I'd suggest that most of society still runs on the honor system (especially finance and law), it's just more abstracted away from interpersonal relationships than it used to be. The existence of things like encryption often deceives us hackers about what the real foundation is.
Every day when I pass through the lobby of my apartment building, I think about the fact that our lettermail gets locked up tight in individually-keyed mailboxes, but — due to our building not being "large enough to qualify" for a parcel dropbox — large high-value parcels instead just get left lying on the lobby floor beside the mailboxes, with the matter of not stealing other people's parcels left entirely up to the honor system. (And yes, this is the same lobby that arbitrary guests will walk through to the elevator if buzzed in by any tenant who hears the word "Amazon" muttered vaguely through their phone.)

Of course, the locks of those individually-keyed mailboxes are also probably rakeable or bumpable or some other two-second attack. But at least that deters people who never bothered to look into how locks work.

A parcel is almost certainly replaceable stuff. A personal letter could be something like a passport or birth certificate or bearer bond.
Here (Canada), "passports, birth certificates, bearer bonds", etc. all get sent as registered mail with receiver identification required for release — which means they get held at the nearest post office for you to go pick up, rather than coming to your mailbox. (Instead, a notice card gets delivered to your mailbox, telling you to go get the thing.) Surprised that's not a thing in the US(?). Is that why long-term identity fraud is so common there? Birth certificates and other legitimate primary identity documents just being stuffed into insecure outdoor mailboxes where anyone could grab them?

Also, while many parcels are just purchases from companies, a parcel could very well be a priceless heirloom sent by a relative. Or, say, a live reptile.

The postal system bakes old assumptions into it, where ordering goods for delivery didn't used to be nearly so common, so a much larger fraction of parcels used to be of this personal variety. Which makes it even more curious that they're generally handled in such a blasé manner.

My only guess is that shipping parcels is expensive by itself, so almost nobody bothers to pay double to have their parcel handled securely as registered mail.
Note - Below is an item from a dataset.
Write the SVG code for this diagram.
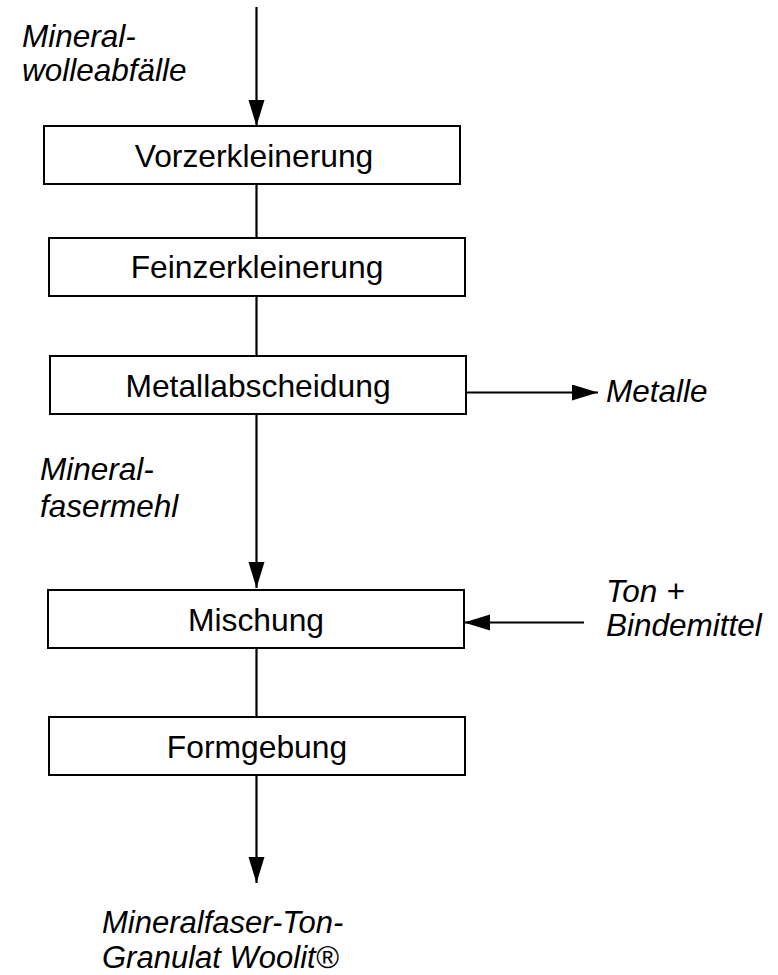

I can tell you from experience that a California birth certificate isn't mailed folded and is much too large to fit in one of those postboxes.
Shrug, my birth certificate was folded and fits in a normal letter envelope, so does my grandfather's from another country.
> I'd suggest that most of society still runs on the honor system (especially finance and law)

Aren't those the most corrupt part of society?

32 bits is more than enough network address space for a small-scale university experiment.
> good-enough solution to a problem

That's pretty much everyone everywhere in every industry. LIBOR really was good enough which is why it lasted.

> Accuracy, reproducibility, scalability, systemic integrity, and similar concerns often weren't a factor.

Kind of funny, then, that banking was also the origin of the CQRS/ES paradigm.

The systems thinking is there — just not evenly distributed.

That’s pretty much the entire economy.
bottom-line-oriented bankers?!? Well, I never!